Walker Evans
[Photographer, b. 1903, St. Louis, Missouri, d. 1975, New Haven, Connecticut.]

 ...nature photographs downright bore me for some reason or other. I think: “Oh, yes. Look at that sand dune. What of it?” 

Sally Mann
[Photographer, b. 1951, Lexington, Virginia, lives in Lexington.]

 Working in the inexhaustible natural pageant before me, I came to wonder if the artist who commands the landscape might in fact hold the keys to the secrets of the human heart: place, personal history, and metaphor. 

Robert Adams
[Photographer and writer, b. 1937, Orange, New Jersey, lives in Astoria, Oregon.]

 What a landscape photographer traditionally tries to do is show what is past, present, and future at once. You want ghosts and the daily news and prophecy... It’s presumptuous and ridiculous. You fail all the time. 

Henri Cartier-Bresson
[Photographer and painter, b. 1908, Chanteloup, France, d. 2004, Paris.]

 The world is going to pieces and people like Adams and Weston are photographing rocks! (1930s) 

Lucy Lippard
[Critic and writer, b. 1936, New York, lives in Galisteo, New Mexico.]

 Men have dominated the field of landscape photography just as they have dominated the land itself. Thus “shooting” a “virgin” landscape has been man’s work—hunting, not gardening. 

Franz Kafka
[Writer, b. 1883, Prague, d. 1924, Prague.]

 A picture of my existence... would show a useless wooden stake covered in snow... stuck loosely at a slant in the ground in a ploughed field on the edge of a vast open plain on a dark winter night. 

R. Crumb
[Cartoonist, b. 1943, Philadelphia, Pennsylvania, lives in Sauve, France.]

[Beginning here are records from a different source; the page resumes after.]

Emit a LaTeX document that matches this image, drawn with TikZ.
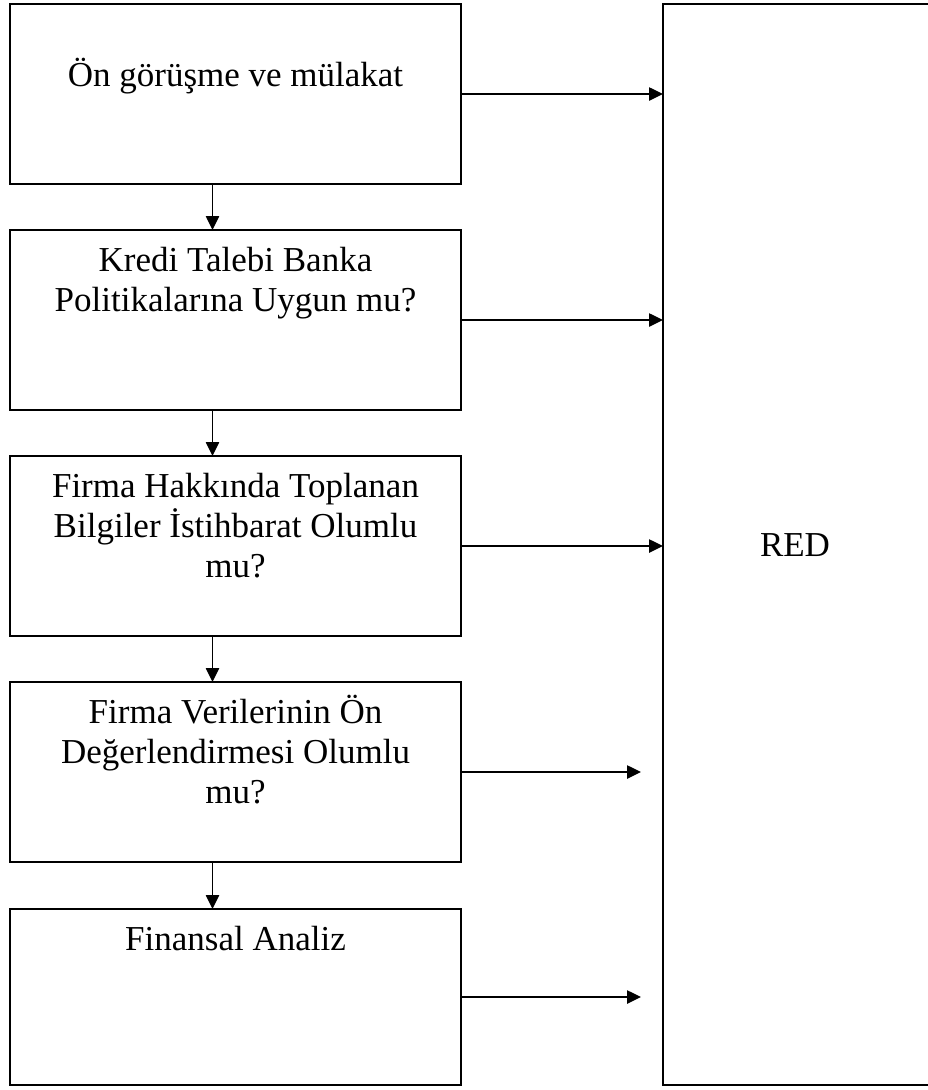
\documentclass[tikz,border=0pt]{standalone}
\usepackage{fontspec}
\setmainfont{Liberation Serif}
\usetikzlibrary{arrows.meta}
\begin{document}
\begin{tikzpicture}[x=0.75pt,y=-0.75pt,
  box/.style={draw, line width=1.3pt, inner sep=0pt, outer sep=0pt, minimum width=338.25pt},
  txt/.style={anchor=base, inner sep=0pt, font=\fontsize{26.25}{30}\selectfont},
  arr/.style={line width=1.1pt, -{Triangle[length=10.5pt,width=10pt]}}]
\useasboundingbox (0,0) rectangle (928,1090);
% left boxes
\node[box, minimum height=135pt] (b1) at (235.5,94) {};
\node[box, minimum height=135pt] (b2) at (235.5,320) {};
\node[box, minimum height=135pt] (b3) at (235.5,546) {};
\node[box, minimum height=135pt] (b4) at (235.5,772) {};
\node[box, minimum height=132pt] (b5) at (235.5,997) {};
% RED box (right side runs past the page edge)
\node[box, minimum width=207.75pt, minimum height=810.75pt] (red) at (801.5,544.5) {};
% texts
\node[txt] (t1) at (235.5,86) {Ön görüşme ve mülakat};
\node[txt] (t2a) at (235.5,271) {Kredi Talebi Banka};
\node[txt] (t2b) at (235.5,311) {Politikalarına Uygun mu?};
\node[txt] (t3a) at (235.5,497) {Firma Hakkında Toplanan};
\node[txt] (t3b) at (235.5,537) {Bilgiler İstihbarat Olumlu};
\node[txt] (t3c) at (235.5,577) {mu?};
\node[txt] (t4a) at (235.5,723) {Firma Verilerinin Ön};
\node[txt] (t4b) at (235.5,763) {Değerlendirmesi Olumlu};
\node[txt] (t4c) at (235.5,803) {mu?};
\node[txt] (t5) at (235.5,950) {Finansal Analiz};
\node[txt] (tr) at (795,556) {RED};
% connectors
\coordinate (dx) at (212.5,0);
\coordinate (stop) at (641,0);
\draw[arr] (b1.south -| dx) -- (b2.north -| dx);
\draw[arr] (b2.south -| dx) -- (b3.north -| dx);
\draw[arr] (b3.south -| dx) -- (b4.north -| dx);
\draw[arr] (b4.south -| dx) -- (b5.north -| dx);
\draw[arr] (b1.east) -- (b1.east -| red.west);
\draw[arr] (b2.east) -- (b2.east -| red.west);
\draw[arr] (b3.east) -- (b3.east -| red.west);
\draw[arr] (b4.east) -- (b4.east -| stop);
\draw[arr] (b5.east) -- (b5.east -| stop);
\end{tikzpicture}
\end{document}
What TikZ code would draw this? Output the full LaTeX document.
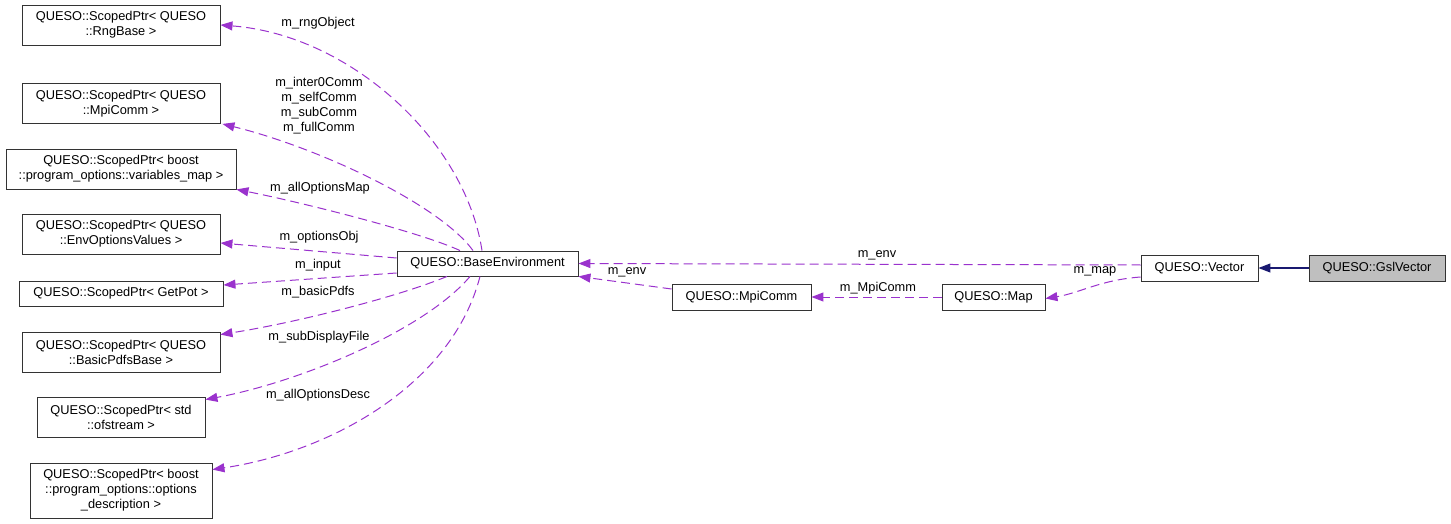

 They were just snapshots, nothing special, nothing particularly artistic. They were used for utility purposes.
(On photographs of mundane streetscapes he had “Stanley Something-or-other” take in Sacramento in 1988 to serve as backgrounds to his cartoons. “People don’t draw it, all this crap, people don’t focus attention on it because it’s ugly, it’s bleak, it’s depressing... But, this is the world we live in; I wanted my work to reflect that, the background reality of urban life.”) 

Ansel Adams
[Photographer, b. 1902, San Francisco, d. 1984, Carmel, California.]

 Landscape photography is the supreme test of the photographer—and often the supreme disappointment.